The reconfiguation is part of a plan to add 12 beats of smaller dimensions and 60 more officers across the city, following the Atlanta City Council's approval of 100 additional officers for the Atlanta Police Department.

"By adding more people, we can increase our response time," Browning said. "The reconfiguation is going to be a better way to serve the public, to get police officers to calls quicker."

Under the new system, a beat with less activity can respond to help out one with a higher number of incidents,  Browning said.

"If one beat in a zone is really, really busy, one can take up the slack from another."

District 8 city council member Yolanda Adrean and District 7 member Howard Shook, who represent Buckhead,  are calling for Turner to give more manpower to Zone 2 for the additional areas.

"Zone 2 still needs more resources," Adrean told the Buckhead Council of Neighborhoods at its December meeting. "The plan is for 15 officers. We want 20. Instead of three cars, we want five, six or seven, and two more detectives."

The plan is being considered by the Atlanta City Council's Public Safety Committee and will be voted on by the entire city council.

"It's still being vetted," Adrean said. "It won't take take effect until late spring, so there'll be time."

Adrean expressed a frequent concern heard in Buckhead that the Cheshire Bridge area's strip clubs and sex shops are a crime magnet that will overburden police resources.

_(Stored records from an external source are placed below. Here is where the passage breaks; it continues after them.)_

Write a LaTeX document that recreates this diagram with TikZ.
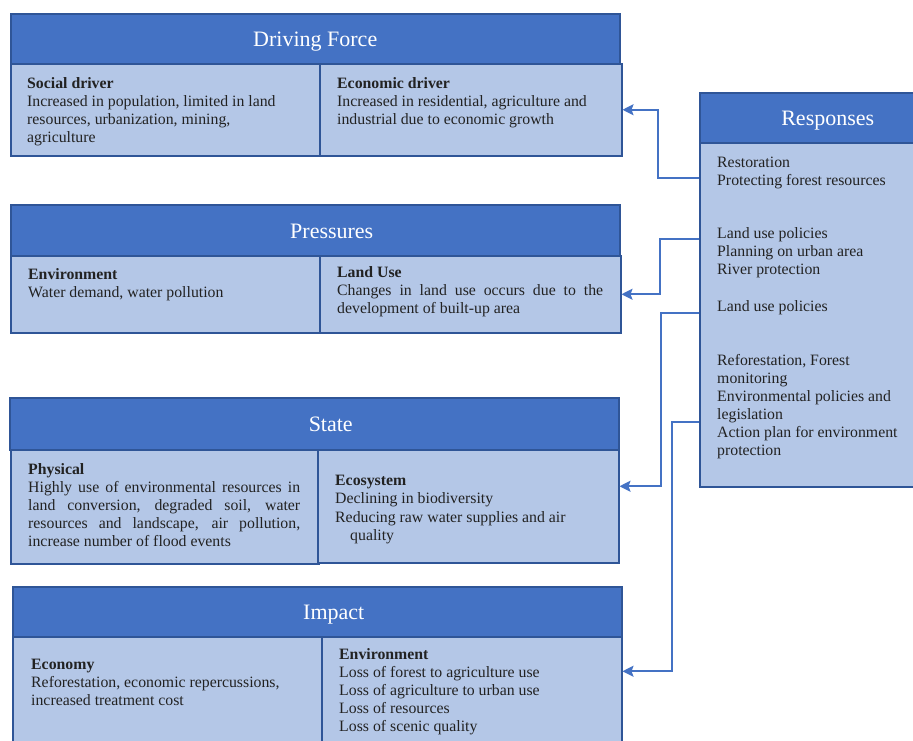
\documentclass[tikz,border=0pt]{standalone}
\usepackage{fontspec}
\setmainfont{Liberation Serif}
\usetikzlibrary{arrows.meta,calc}
\definecolor{hdrblue}{HTML}{4472C4}
\definecolor{bodyblue}{HTML}{B4C7E7}
\definecolor{edgeblue}{HTML}{2F5597}
\definecolor{txtgray}{HTML}{222222}
\tikzset{
  hdr/.style={draw=edgeblue, line width=1.5pt, fill=hdrblue, text=white,
    font=\fontsize{22}{26}\selectfont, anchor=north west, inner sep=0pt,
    text height=16pt, text depth=0pt},
  bodybox/.style={draw=edgeblue, line width=1.5pt, fill=bodyblue, anchor=north west, inner sep=0pt},
  txt/.style={anchor=north west, inner sep=0pt, align=left, yshift=-1.5pt,
    font=\fontsize{15.8}{18}\selectfont, text=txtgray},
  jtxt/.style={txt, align=justify},
  arr/.style={draw=hdrblue, line width=2pt, -{Stealth[length=11pt,width=11pt,inset=2pt]}}
}
\begin{document}
\begin{tikzpicture}[x=1pt,y=-1pt]
\useasboundingbox (0,0) rectangle (913,740);
\clip (0,0) rectangle (913,740);
% Driving Force
\node[hdr, minimum width=609pt, minimum height=50pt] (dfh) at (10,13) {Driving Force};
\node[bodybox, minimum width=309pt, minimum height=92pt] (dfl) at (10,63) {};
\node[bodybox, minimum width=302pt, minimum height=92pt] (dfr) at (319,63) {};
\node[txt] (t1) at (27,76) {\textbf{Social driver}\\Increased in population, limited in land\\resources, urbanization, mining,\\agriculture};
\node[txt] (t2) at (337,76) {\textbf{Economic driver}\\Increased in residential, agriculture and\\industrial due to economic growth};
% Pressures
\node[hdr, minimum width=609pt, minimum height=51pt] (ph) at (10,204) {\hspace*{33pt}Pressures};
\node[bodybox, minimum width=309pt, minimum height=77pt] (pl) at (10,255) {};
\node[bodybox, minimum width=301pt, minimum height=77pt] (pr) at (319,255) {};
\node[txt] (t3) at (28,267) {\textbf{Environment}\\Water demand, water pollution};
\node[jtxt, text width=266pt] (t4) at (337,265) {\textbf{Land Use}\\Changes in land use occurs due to the\linebreak development of built-up area};
% State
\node[hdr, minimum width=609pt, minimum height=52pt] (sh) at (9,397) {\hspace*{33pt}State};
\node[bodybox, minimum width=308pt, minimum height=114pt] (sl) at (10,449) {};
\node[bodybox, minimum width=301pt, minimum height=113pt] (sr) at (317,449) {};
\node[jtxt, text width=272pt] (t5) at (28,462) {\textbf{Physical}\\Highly use of environmental resources in\linebreak land conversion, degraded soil, water\linebreak resources and landscape, air pollution,\linebreak increase number of flood events};
\node[txt] (t6) at (335,473) {\textbf{Ecosystem}\\Declining in biodiversity\\[1pt]Reducing raw water supplies and air\\\hspace*{15pt}quality};
% Impact
\node[hdr, minimum width=609pt, minimum height=50pt] (ih) at (12,586) {\hspace*{33pt}Impact};
\node[bodybox, minimum width=309pt, minimum height=115pt] (il) at (12,636) {};
\node[bodybox, minimum width=300pt, minimum height=115pt] (ir) at (321,636) {};
\node[txt] (t7) at (31,657) {\textbf{Economy}\\Reforestation, economic repercussions,\\increased treatment cost};
\node[txt] (t8) at (339,647) {\textbf{Environment}\\Loss of forest to agriculture use\\Loss of agriculture to urban use\\Loss of resources\\Loss of scenic quality};
% Responses
\node[hdr, minimum width=256pt, minimum height=50pt] (rh) at (699,92) {Responses};
\node[bodybox, minimum width=256pt, minimum height=344pt] (rb) at (699,142) {};
\node[txt] (r1) at (717,155) {Restoration\\Protecting forest resources};
\node[txt] (r2) at (717,226) {Land use policies\\Planning on urban area\\River protection};
\node[txt] (r3) at (717,299) {Land use policies};
\node[txt] (r4) at (717,353) {Reforestation, Forest\\monitoring\\Environmental policies and\\legislation\\Action plan for environment\\protection};
% Connectors
\draw[arr] ([yshift=-36pt]rb.north west) -- ++(-41,0) |- (dfr.east);
\draw[arr] ([yshift=-97pt]rb.north west) -- ++(-39,0) |- (pr.east);
\draw[arr] ([yshift=-171pt]rb.north west) -- ++(-38,0) |- ([yshift=20pt]sr.east);
\draw[arr] ([yshift=-280pt]rb.north west) -- ++(-27,0) |- ([yshift=23pt]ir.east);
\end{tikzpicture}
\end{document}
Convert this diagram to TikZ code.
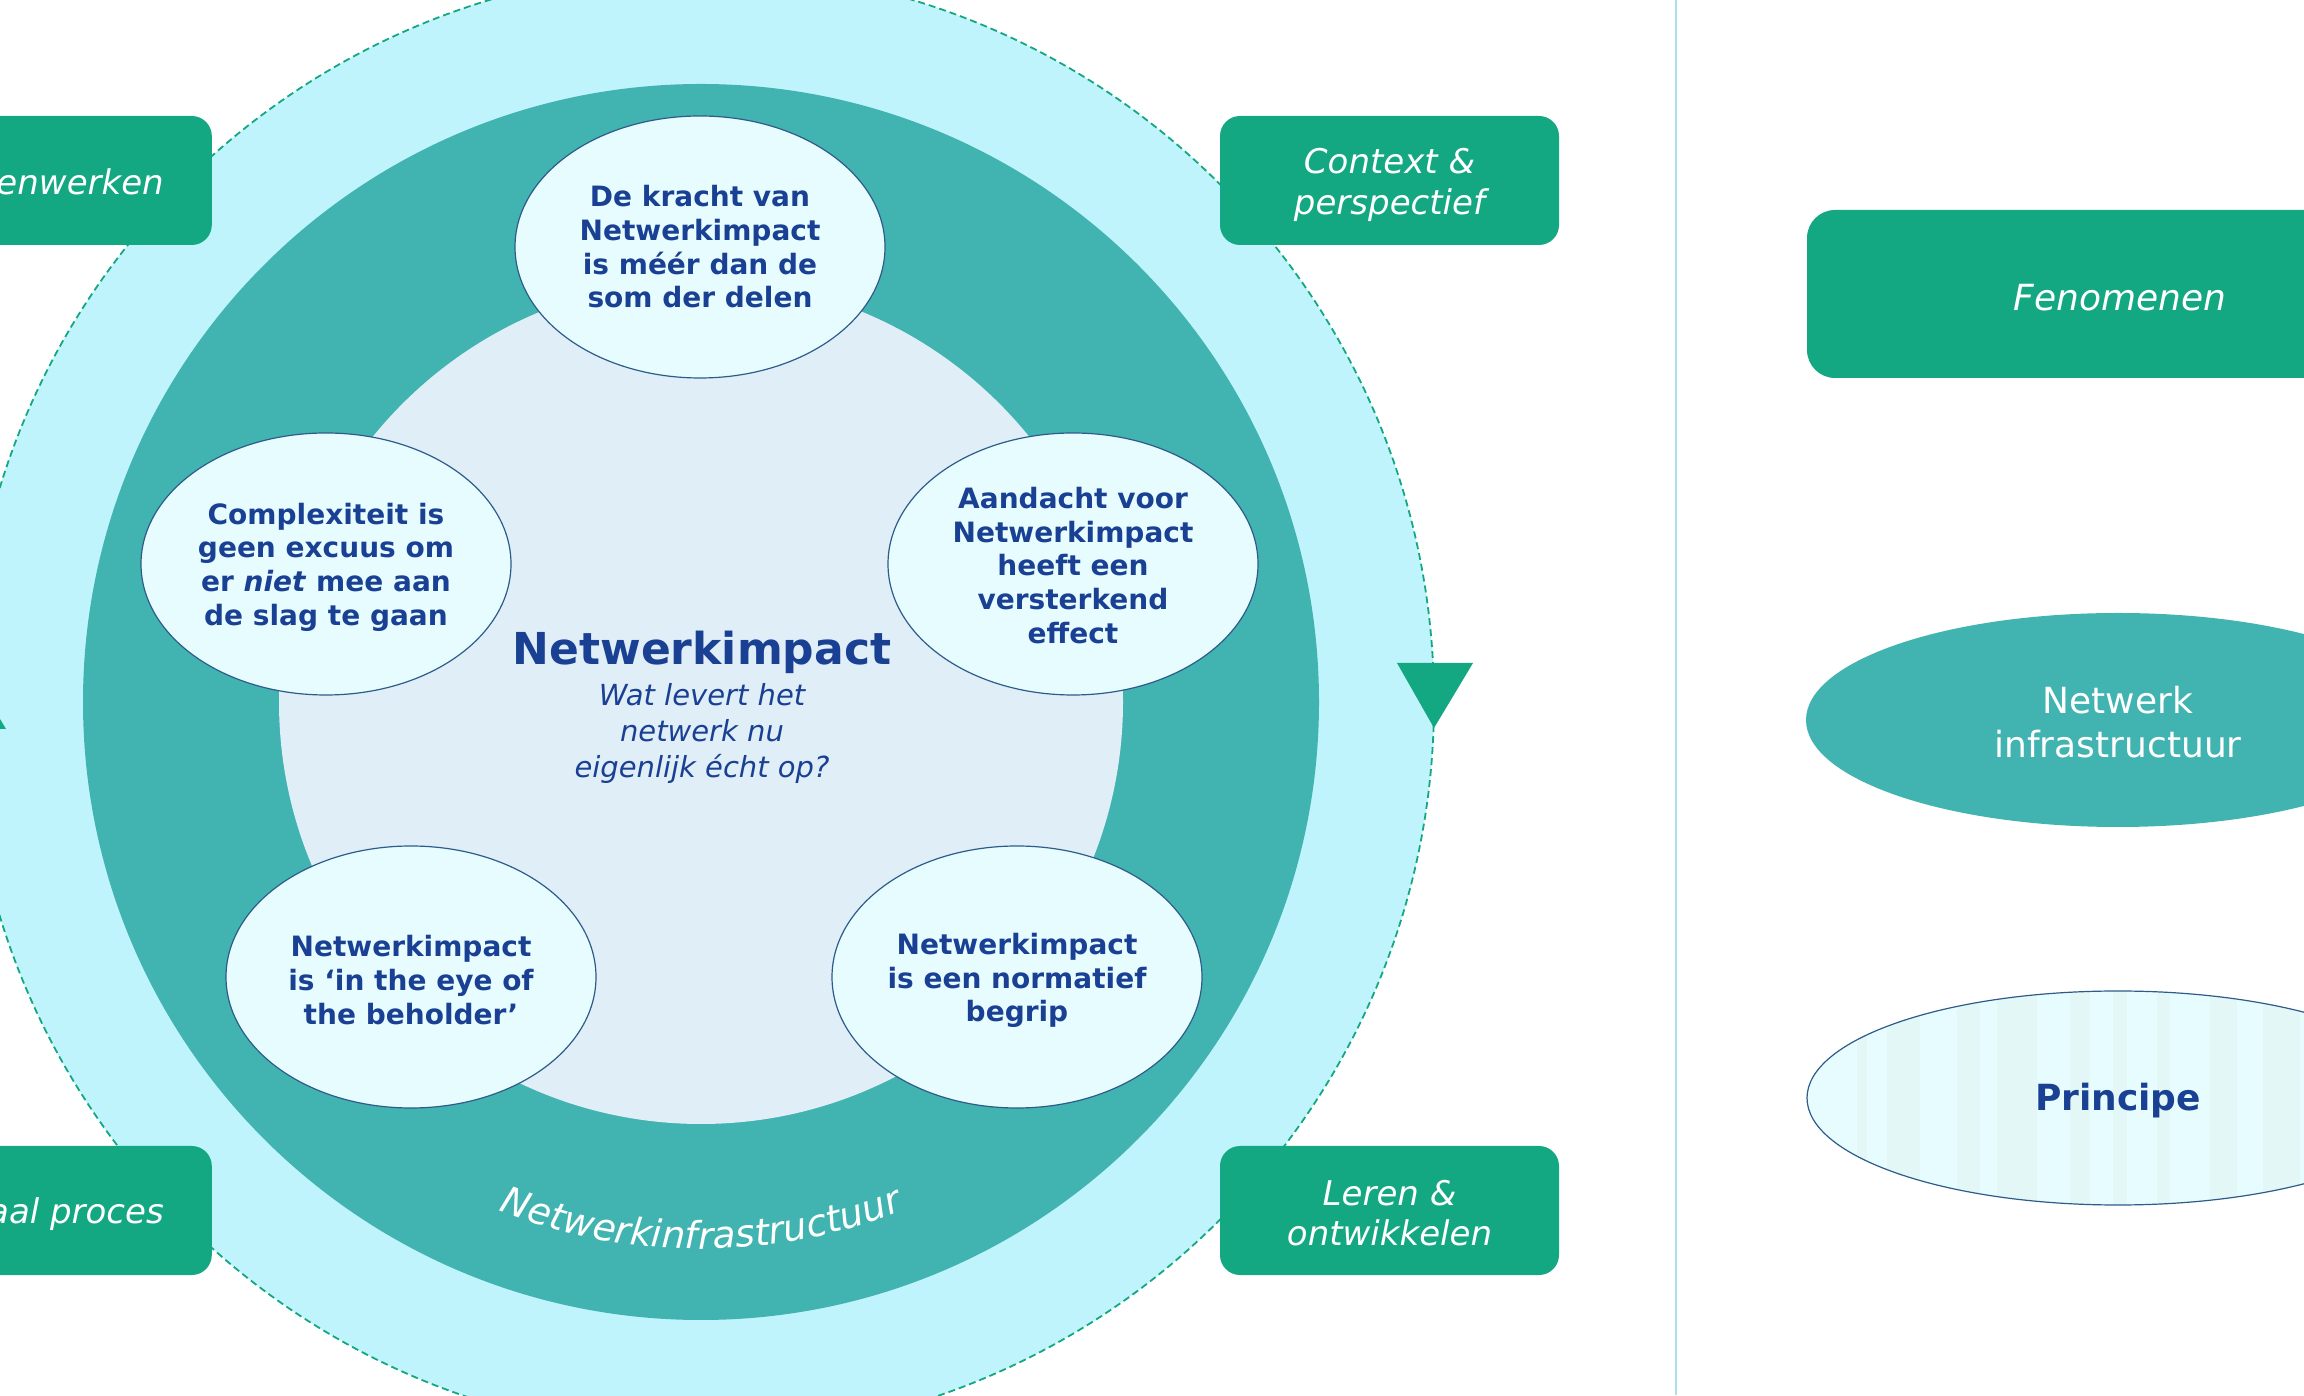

However, Browning said he doesn't see Cheshire Bridge as an unusually difficult area. "I don't know that theres's the problem everybody perceives over there. We're going to have the people to deal with it."

The beat redesign plan, led by Assistant Chief Peter Andresen, was based on  a study of a variety of data, including the number of 911 calls responded to in an area, Browning said. 

Adrean suggested at the November meeting that Buekhead showed a low incidence of 911 calls because its neighborhoods have a large number of private security firms to handle problems and "that dampens 911 calls."  She urged constituents to begin calling 911 when problems occur to boost its statistics in redrawing the police zones.